With the end of funding from the 2009 stimulus bill, a new report revealed 47 million Americans using food stamps will have less money per month to buy meals.
Supplemental Nutrition Assistance Program, commonly called food stamps, gives assistance in buying groceries for low-income individuals and families throughout the United States, according to the United States Department of Agriculture website.
“The upcoming cuts to SNAP benefits will be significant and have far-reaching impacts on low-income individuals and families,” the report from the Center on Budget and Policy Priorities said. “They will likely increase hardship for the more than 47 million Americans who rely upon SNAP to meet their basic nutritional needs.”
The report adds Congress is “unlikely” to pass legislation to blunt the effects of the cut, but the existing levels of benefits are considered to be inadequate by some experts.
However, Regan Hopper, acting director of public affairs at the DOA’s Food and Nutrition Service, said SNAP benefits are not ending, and in fact, this change is not as drastic as many think.
“SNAP benefits are reducing,” Hopper said, “but they’re basically just being restored back to the original level of benefits before the ARRA bill took place.”
The ARRA, also known as the stimulus bill of 2009, was a temporary set of measures intended to stimulate the economy that has reached its expiration date, Hopper said.
Hopper added the Food and Nutrition Service has and will continue to provide resources such as recipes, guides to buying on a budget and other helpful links to SNAP participants.

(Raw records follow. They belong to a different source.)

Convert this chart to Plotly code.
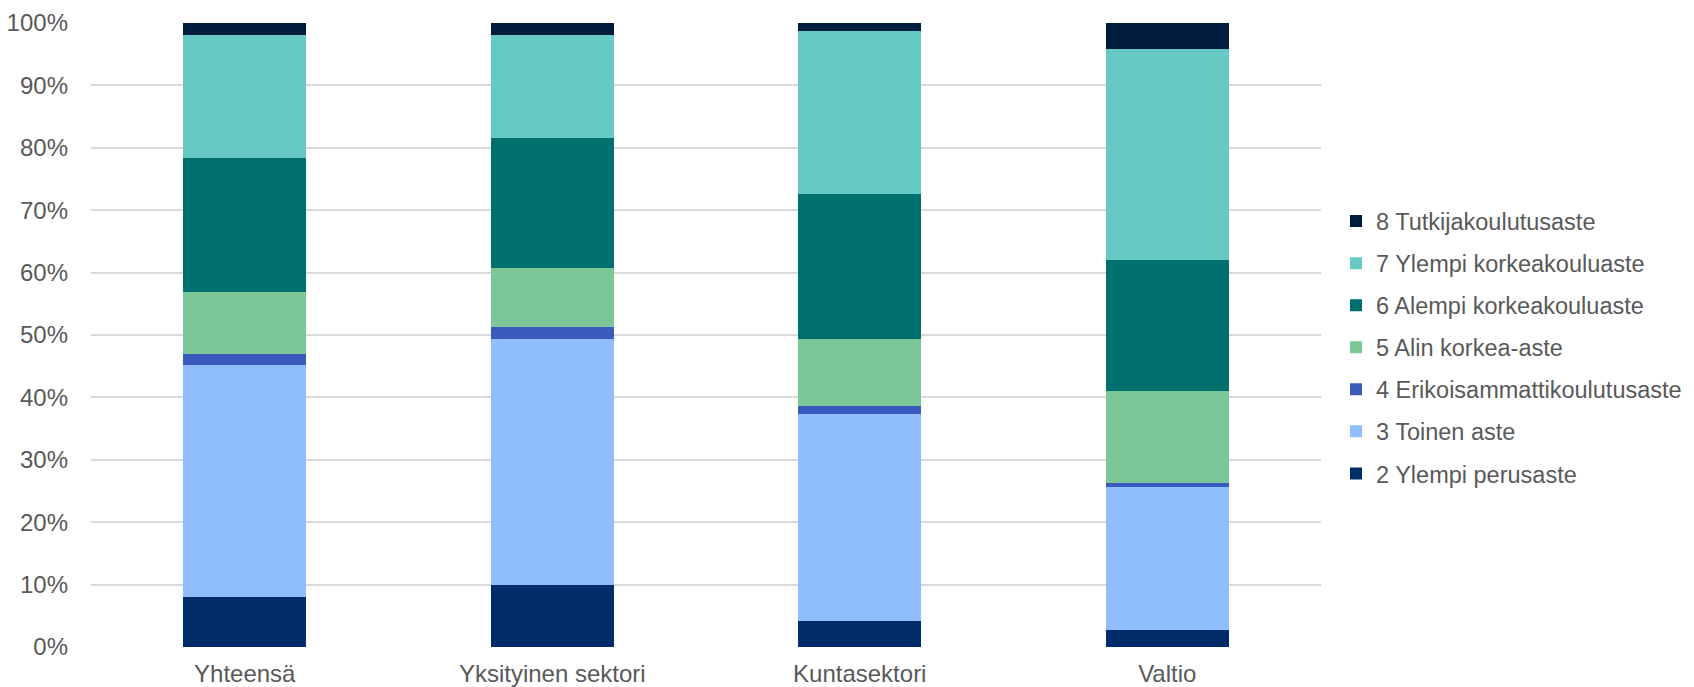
import plotly.graph_objects as go

categories = ["Yhteensä", "Yksityinen sektori", "Kuntasektori", "Valtio"]

series_names = [
    "2 Ylempi perusaste",
    "3 Toinen aste",
    "4 Erikoisammattikoulutusaste",
    "5 Alin korkea-aste",
    "6 Alempi korkeakouluaste",
    "7 Ylempi korkeakouluaste",
    "8 Tutkijakoulutusaste",
]

# shares (%) per category
s2 = [8.0, 9.9, 4.2, 2.7]
s3 = [37.2, 39.4, 33.1, 23.0]
s4 = [1.7, 2.0, 1.3, 0.6]
s5 = [10.0, 9.4, 10.7, 14.8]
s6 = [21.4, 20.8, 23.3, 20.9]
s7 = [19.8, 16.5, 26.1, 33.9]
s8 = [1.9, 2.0, 1.3, 4.1]

series_values = [s2, s3, s4, s5, s6, s7, s8]
colors = ["#002D6A", "#8FBDFE", "#3A5BBD", "#7BC797", "#00706E", "#67C9C4", "#001D40"]

tick_vals = [i / 10 for i in range(11)]
tick_text = [f"{i * 10}%" for i in range(11)]

FONT = "Liberation Sans, Arial, sans-serif"
TXT = "#595959"
FS = 24
LFS = 23.5

fig = go.Figure()
n = len(series_names)
for i, (name, vals, col) in enumerate(zip(series_names, series_values, colors)):
    fig.add_trace(go.Bar(
        x=categories,
        y=[v / 100 for v in vals],
        name=name,
        legendgroup=name,
        legendrank=n - i,
        marker=dict(color=col, line=dict(width=0)),
    ))

# page body has an 8px default margin; figure coords are shifted accordingly
W, H = 1720, 687
L, R = 83, 1313
T, B = 14.7, 638.7

fig.update_layout(
    width=W, height=H,
    barmode="stack",
    bargap=0.6,
    plot_bgcolor="white",
    paper_bgcolor="white",
    margin=dict(l=L, r=W - R, t=T, b=H - B, pad=0, autoexpand=False),
    font=dict(family=FONT, size=FS, color=TXT),
    legend=dict(
        traceorder="grouped",
        x=(1328 - L) / (R - L),
        xanchor="left",
        y=(B - 339) / (B - T),
        yanchor="middle",
        font=dict(size=LFS, color=TXT),
        tracegroupgap=8.5,
        bgcolor="rgba(0,0,0,0)",
    ),
    xaxis=dict(
        showgrid=False,
        showline=False,
        ticks="",
        ticklabelstandoff=10,
        tickfont=dict(size=FS, color=TXT),
    ),
    yaxis=dict(
        range=[0, 1],
        tickvals=tick_vals,
        ticktext=tick_text,
        showgrid=True,
        gridcolor="#D9D9D9",
        gridwidth=2,
        zeroline=False,
        showline=False,
        ticks="",
        ticklabelstandoff=22,
        tickfont=dict(size=FS, color=TXT),
    ),
)

fig.write_html("out.html")
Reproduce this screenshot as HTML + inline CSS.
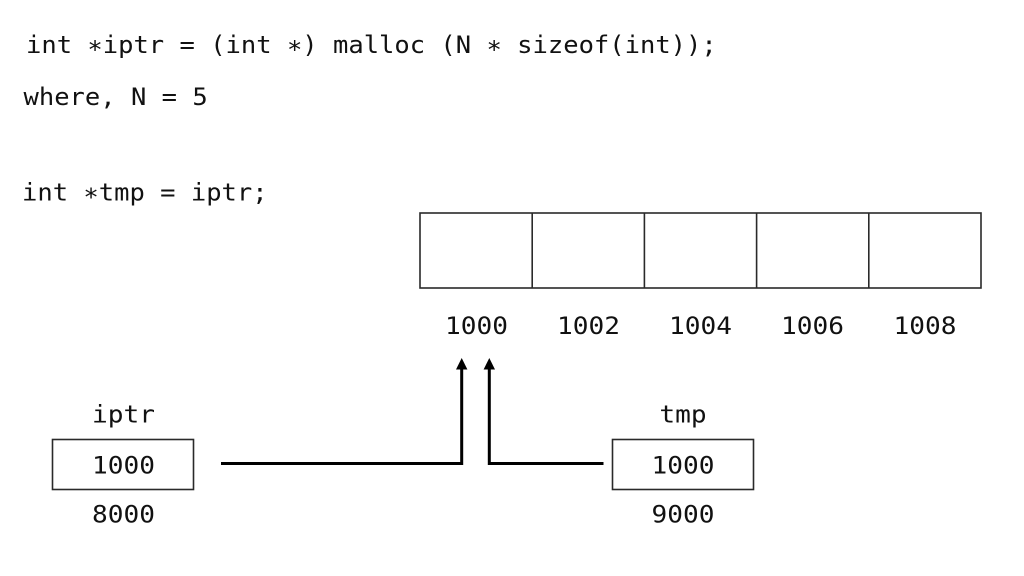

Regardless, U.S. Rep. Gwen Moore, D-Milwaukee, expressed concern about the effects of the cut, as well as more potential SNAP reductions in the future.
“Right here in Wisconsin, this reduction will impact over 800,000 individuals who receive FoodShare,” Moore said. “A caseload that includes mostly children, the elderly and those with disabilities.”
This loss of benefits is essentially taking away 21 meals per month for a family of four, Moore said. She added food pantries may face an increase in clientele because of the large number of families affected by the reduction.
Moore added any additional cuts, like those anticipated during the finishing of the new farm bill, would cause even more problems.
U.S. Rep. Mark Pocan, D-Madison, addressed the issue in a statement Friday.
“These types of cuts, just like the $40 billion food stamp cuts proposed by my House Republican colleagues, make millions of Americans more hungry while hurting our economy and further slowing our recovery,” Pocan said in the statement. “I urge my colleagues to join our efforts to preserve food assistance funding for those who need it most.”
Both Moore and Pocan signed on as co-sponsors on the “Extend Not Cut SNAP Benefits Act,” aiming to delay the end of increased benefits. The bill was referred to the U.S. House Agriculture Committee last week.
Tamarine Cornelius, a research analyst at the Wisconsin Council on Children and Families, addressed the council’s efforts concerning the SNAP benefit reductions.
“The House of Representatives has passed a bill that would result in some additional, very drastic cuts, about $40 billion over the next ten years,” Cornelius said. “So the effort has been mostly on not piggybacking those additional cuts on what’s already happening.”